Since Hercules was about as high in the sky as it ever gets, I thought, let’s move on to the summer sky and see M13 about as well as I was ever going to see it. Well, M13 disappointed me when I caught a last dying glimpse in November, and it disappointed me again in April, but this time under what I can only think were better conditions due to the all-around darkness. It was faint; not the Great Cluster in Hercules. In fact, M92 was better. This is because it’s a more compact target, and because it packs its stars into a smaller space, so it just looks nicer even though it’s a half a magnitude dimmer. Man, how I’d love to get this scope out of the city and really see some stuff.
By this time, past 3am now, Lyra was right next door to Hercules (well, as it always is) and was also riding very high. I decided to go for the Double-Double, Epsilon Lyrae. The first double was easy at low power, but the second two were much more difficult. I was able to split one of them at 193x, and it was close; but the third one was elusive; maybe because of the very poor seeing. I could not split the final star.

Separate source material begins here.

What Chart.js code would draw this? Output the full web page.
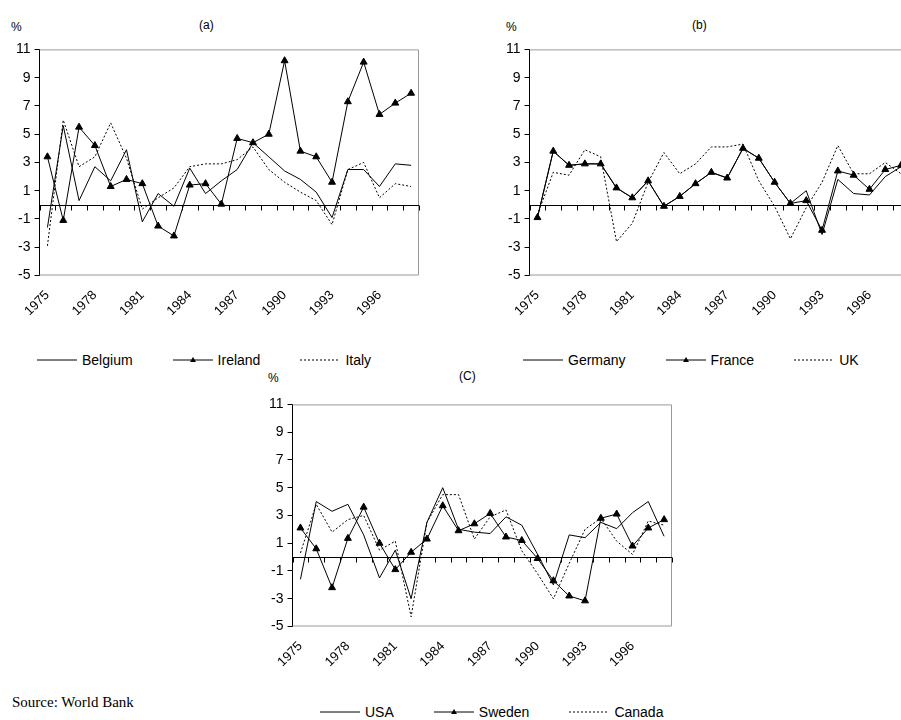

And since I was right there, I thought I’d say hello to an old favorite, the Ring Nebula, which I had also seen back in November. But because it’s only 9th magnitude, it was difficult to see, and I had to use averted vision just to pick it up last fall. Not so this time. The Ring did not disappoint – it was the best I’d seen in over 30 years. I could easily see it with direct vision, and the hole in the donut was easily observable with averted vision as well.
Finally, the moon had risen a little more and I snapped a couple of shots, but nothing special, because it was still too low. It had lost its reddish hue, though. Tycho was right on the terminator, and it was interesting to see the complete lack of rays in the flat light at that angle.
All in all, it was really a great night out! I can’t wait to see Saturn again in just over a month, see what’s shaking with that Cassini Division.